→ SOURCE DATA:
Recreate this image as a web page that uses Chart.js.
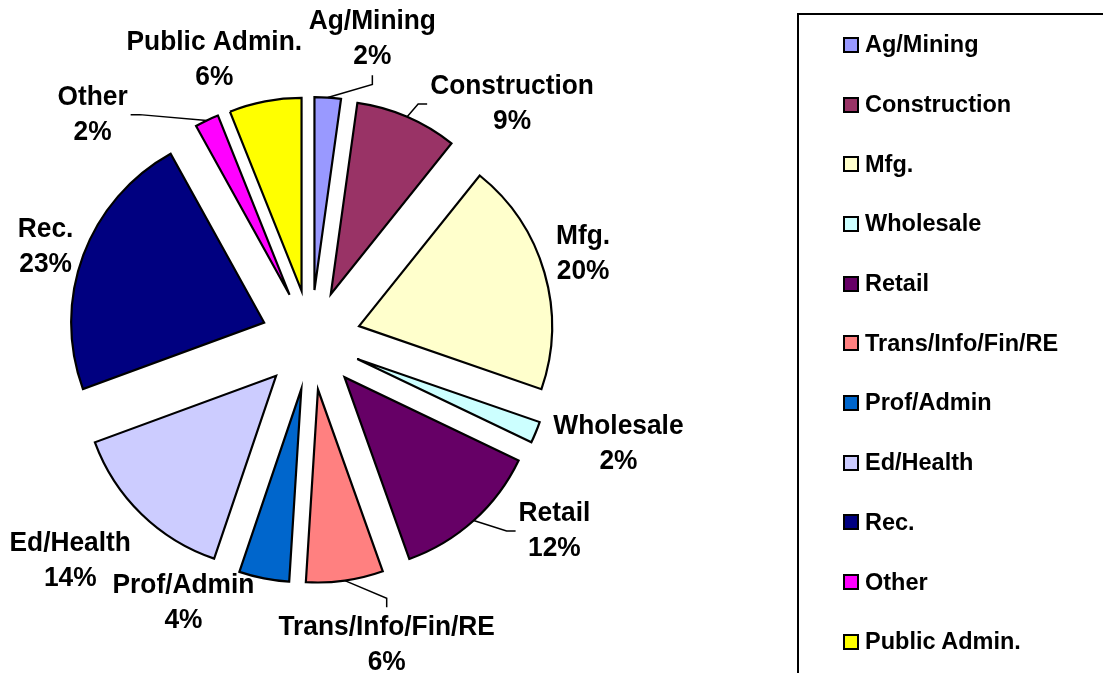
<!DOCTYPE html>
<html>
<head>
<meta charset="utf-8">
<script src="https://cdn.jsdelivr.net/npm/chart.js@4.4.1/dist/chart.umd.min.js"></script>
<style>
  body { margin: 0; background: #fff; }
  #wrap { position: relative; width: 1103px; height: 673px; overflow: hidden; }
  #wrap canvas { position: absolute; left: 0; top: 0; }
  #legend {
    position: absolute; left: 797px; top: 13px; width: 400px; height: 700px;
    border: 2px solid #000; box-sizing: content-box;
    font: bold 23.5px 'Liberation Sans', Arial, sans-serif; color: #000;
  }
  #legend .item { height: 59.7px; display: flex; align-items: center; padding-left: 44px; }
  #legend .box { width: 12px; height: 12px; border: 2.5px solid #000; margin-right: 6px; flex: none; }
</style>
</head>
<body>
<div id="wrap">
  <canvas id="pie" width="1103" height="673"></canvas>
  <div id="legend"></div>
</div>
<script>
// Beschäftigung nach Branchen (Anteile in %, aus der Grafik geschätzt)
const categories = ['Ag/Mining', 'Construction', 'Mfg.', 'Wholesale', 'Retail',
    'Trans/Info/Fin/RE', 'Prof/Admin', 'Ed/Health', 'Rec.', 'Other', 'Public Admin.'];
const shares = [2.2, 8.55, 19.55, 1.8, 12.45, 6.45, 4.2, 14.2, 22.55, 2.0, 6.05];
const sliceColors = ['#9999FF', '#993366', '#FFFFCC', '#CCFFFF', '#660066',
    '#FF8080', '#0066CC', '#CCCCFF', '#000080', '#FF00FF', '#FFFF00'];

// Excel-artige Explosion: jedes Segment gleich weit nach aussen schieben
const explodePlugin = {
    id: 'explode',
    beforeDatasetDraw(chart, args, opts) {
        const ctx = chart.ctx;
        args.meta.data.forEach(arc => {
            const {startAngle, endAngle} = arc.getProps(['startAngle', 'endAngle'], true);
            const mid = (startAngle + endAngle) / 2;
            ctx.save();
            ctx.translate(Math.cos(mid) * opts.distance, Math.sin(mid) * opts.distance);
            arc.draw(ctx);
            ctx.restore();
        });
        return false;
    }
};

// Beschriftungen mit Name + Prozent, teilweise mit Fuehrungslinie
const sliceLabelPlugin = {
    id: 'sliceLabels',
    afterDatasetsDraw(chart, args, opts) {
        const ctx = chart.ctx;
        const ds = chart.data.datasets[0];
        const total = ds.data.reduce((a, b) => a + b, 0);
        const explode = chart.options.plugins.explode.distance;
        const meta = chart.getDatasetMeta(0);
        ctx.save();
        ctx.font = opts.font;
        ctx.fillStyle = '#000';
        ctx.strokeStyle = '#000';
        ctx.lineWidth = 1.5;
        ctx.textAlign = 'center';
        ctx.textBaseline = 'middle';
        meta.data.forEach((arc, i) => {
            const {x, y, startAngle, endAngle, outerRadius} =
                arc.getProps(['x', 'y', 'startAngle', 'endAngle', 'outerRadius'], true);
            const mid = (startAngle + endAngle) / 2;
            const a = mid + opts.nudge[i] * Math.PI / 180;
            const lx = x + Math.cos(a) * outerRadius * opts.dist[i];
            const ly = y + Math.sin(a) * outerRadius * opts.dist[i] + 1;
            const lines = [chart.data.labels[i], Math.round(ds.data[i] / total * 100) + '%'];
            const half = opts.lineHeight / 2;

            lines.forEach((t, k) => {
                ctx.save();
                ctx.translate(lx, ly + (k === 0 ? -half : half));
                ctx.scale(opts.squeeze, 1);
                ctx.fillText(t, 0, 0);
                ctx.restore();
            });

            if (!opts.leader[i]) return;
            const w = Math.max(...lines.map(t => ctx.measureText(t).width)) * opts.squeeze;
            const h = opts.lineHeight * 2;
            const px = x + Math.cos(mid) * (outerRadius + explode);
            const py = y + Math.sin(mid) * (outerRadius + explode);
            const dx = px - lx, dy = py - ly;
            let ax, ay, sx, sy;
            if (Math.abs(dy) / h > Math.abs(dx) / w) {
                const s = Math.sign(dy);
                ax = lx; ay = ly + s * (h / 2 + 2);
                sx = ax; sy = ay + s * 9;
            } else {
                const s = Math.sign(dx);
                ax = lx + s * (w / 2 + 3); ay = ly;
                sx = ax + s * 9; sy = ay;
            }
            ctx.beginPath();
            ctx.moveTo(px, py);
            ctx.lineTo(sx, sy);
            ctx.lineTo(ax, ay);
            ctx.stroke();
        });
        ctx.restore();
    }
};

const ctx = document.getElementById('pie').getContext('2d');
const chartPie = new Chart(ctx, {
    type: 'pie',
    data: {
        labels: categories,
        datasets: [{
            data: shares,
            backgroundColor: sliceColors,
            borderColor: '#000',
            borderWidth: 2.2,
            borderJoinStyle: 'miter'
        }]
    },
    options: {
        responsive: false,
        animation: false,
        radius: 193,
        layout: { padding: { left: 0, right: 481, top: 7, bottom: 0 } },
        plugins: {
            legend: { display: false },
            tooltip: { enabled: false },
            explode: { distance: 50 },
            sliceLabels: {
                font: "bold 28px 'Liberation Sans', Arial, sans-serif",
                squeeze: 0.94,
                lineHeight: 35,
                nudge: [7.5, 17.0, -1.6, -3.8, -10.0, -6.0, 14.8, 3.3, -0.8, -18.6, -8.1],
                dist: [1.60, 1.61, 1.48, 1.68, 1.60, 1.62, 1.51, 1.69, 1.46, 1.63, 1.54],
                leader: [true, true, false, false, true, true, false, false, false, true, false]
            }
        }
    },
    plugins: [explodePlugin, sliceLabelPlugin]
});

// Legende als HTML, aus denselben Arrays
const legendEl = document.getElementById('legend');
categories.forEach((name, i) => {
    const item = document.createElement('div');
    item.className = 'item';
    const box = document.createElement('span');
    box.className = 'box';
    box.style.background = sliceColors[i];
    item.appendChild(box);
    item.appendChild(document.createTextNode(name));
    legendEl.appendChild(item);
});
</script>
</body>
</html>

→ INSTRUCTIONS TO FOLLOW: Your copy of the data above should match it exactly, except that pictures are left out.

→ THE ANSWER:
Recreate this image as a web page that uses Chart.js.
<!DOCTYPE html>
<html>
<head>
<meta charset="utf-8">
<script src="https://cdn.jsdelivr.net/npm/chart.js@4.4.1/dist/chart.umd.min.js"></script>
<style>
  body { margin: 0; background: #fff; }
  #wrap { position: relative; width: 1103px; height: 673px; overflow: hidden; }
  #wrap canvas { position: absolute; left: 0; top: 0; }
  #legend {
    position: absolute; left: 797px; top: 13px; width: 400px; height: 700px;
    border: 2px solid #000; box-sizing: content-box;
    font: bold 23.5px 'Liberation Sans', Arial, sans-serif; color: #000;
  }
  #legend .item { height: 59.7px; display: flex; align-items: center; padding-left: 44px; }
  #legend .box { width: 12px; height: 12px; border: 2.5px solid #000; margin-right: 6px; flex: none; }
</style>
</head>
<body>
<div id="wrap">
  <canvas id="pie" width="1103" height="673"></canvas>
  <div id="legend"></div>
</div>
<script>
// Beschäftigung nach Branchen (Anteile in %, aus der Grafik geschätzt)
const categories = ['Ag/Mining', 'Construction', 'Mfg.', 'Wholesale', 'Retail',
    'Trans/Info/Fin/RE', 'Prof/Admin', 'Ed/Health', 'Rec.', 'Other', 'Public Admin.'];
const shares = [2.2, 8.55, 19.55, 1.8, 12.45, 6.45, 4.2, 14.2, 22.55, 2.0, 6.05];
const sliceColors = ['#9999FF', '#993366', '#FFFFCC', '#CCFFFF', '#660066',
    '#FF8080', '#0066CC', '#CCCCFF', '#000080', '#FF00FF', '#FFFF00'];

// Excel-artige Explosion: jedes Segment gleich weit nach aussen schieben
const explodePlugin = {
    id: 'explode',
    beforeDatasetDraw(chart, args, opts) {
        const ctx = chart.ctx;
        args.meta.data.forEach(arc => {
            const {startAngle, endAngle} = arc.getProps(['startAngle', 'endAngle'], true);
            const mid = (startAngle + endAngle) / 2;
            ctx.save();
            ctx.translate(Math.cos(mid) * opts.distance, Math.sin(mid) * opts.distance);
            arc.draw(ctx);
            ctx.restore();
        });
        return false;
    }
};

// Beschriftungen mit Name + Prozent, teilweise mit Fuehrungslinie
const sliceLabelPlugin = {
    id: 'sliceLabels',
    afterDatasetsDraw(chart, args, opts) {
        const ctx = chart.ctx;
        const ds = chart.data.datasets[0];
        const total = ds.data.reduce((a, b) => a + b, 0);
        const explode = chart.options.plugins.explode.distance;
        const meta = chart.getDatasetMeta(0);
        ctx.save();
        ctx.font = opts.font;
        ctx.fillStyle = '#000';
        ctx.strokeStyle = '#000';
        ctx.lineWidth = 1.5;
        ctx.textAlign = 'center';
        ctx.textBaseline = 'middle';
        meta.data.forEach((arc, i) => {
            const {x, y, startAngle, endAngle, outerRadius} =
                arc.getProps(['x', 'y', 'startAngle', 'endAngle', 'outerRadius'], true);
            const mid = (startAngle + endAngle) / 2;
            const a = mid + opts.nudge[i] * Math.PI / 180;
            const lx = x + Math.cos(a) * outerRadius * opts.dist[i];
            const ly = y + Math.sin(a) * outerRadius * opts.dist[i] + 1;
            const lines = [chart.data.labels[i], Math.round(ds.data[i] / total * 100) + '%'];
            const half = opts.lineHeight / 2;

            lines.forEach((t, k) => {
                ctx.save();
                ctx.translate(lx, ly + (k === 0 ? -half : half));
                ctx.scale(opts.squeeze, 1);
                ctx.fillText(t, 0, 0);
                ctx.restore();
            });

            if (!opts.leader[i]) return;
            const w = Math.max(...lines.map(t => ctx.measureText(t).width)) * opts.squeeze;
            const h = opts.lineHeight * 2;
            const px = x + Math.cos(mid) * (outerRadius + explode);
            const py = y + Math.sin(mid) * (outerRadius + explode);
            const dx = px - lx, dy = py - ly;
            let ax, ay, sx, sy;
            if (Math.abs(dy) / h > Math.abs(dx) / w) {
                const s = Math.sign(dy);
                ax = lx; ay = ly + s * (h / 2 + 2);
                sx = ax; sy = ay + s * 9;
            } else {
                const s = Math.sign(dx);
                ax = lx + s * (w / 2 + 3); ay = ly;
                sx = ax + s * 9; sy = ay;
            }
            ctx.beginPath();
            ctx.moveTo(px, py);
            ctx.lineTo(sx, sy);
            ctx.lineTo(ax, ay);
            ctx.stroke();
        });
        ctx.restore();
    }
};

const ctx = document.getElementById('pie').getContext('2d');
const chartPie = new Chart(ctx, {
    type: 'pie',
    data: {
        labels: categories,
        datasets: [{
            data: shares,
            backgroundColor: sliceColors,
            borderColor: '#000',
            borderWidth: 2.2,
            borderJoinStyle: 'miter'
        }]
    },
    options: {
        responsive: false,
        animation: false,
        radius: 193,
        layout: { padding: { left: 0, right: 481, top: 7, bottom: 0 } },
        plugins: {
            legend: { display: false },
            tooltip: { enabled: false },
            explode: { distance: 50 },
            sliceLabels: {
                font: "bold 28px 'Liberation Sans', Arial, sans-serif",
                squeeze: 0.94,
                lineHeight: 35,
                nudge: [7.5, 17.0, -1.6, -3.8, -10.0, -6.0, 14.8, 3.3, -0.8, -18.6, -8.1],
                dist: [1.60, 1.61, 1.48, 1.68, 1.60, 1.62, 1.51, 1.69, 1.46, 1.63, 1.54],
                leader: [true, true, false, false, true, true, false, false, false, true, false]
            }
        }
    },
    plugins: [explodePlugin, sliceLabelPlugin]
});

// Legende als HTML, aus denselben Arrays
const legendEl = document.getElementById('legend');
categories.forEach((name, i) => {
    const item = document.createElement('div');
    item.className = 'item';
    const box = document.createElement('span');
    box.className = 'box';
    box.style.background = sliceColors[i];
    item.appendChild(box);
    item.appendChild(document.createTextNode(name));
    legendEl.appendChild(item);
});
</script>
</body>
</html>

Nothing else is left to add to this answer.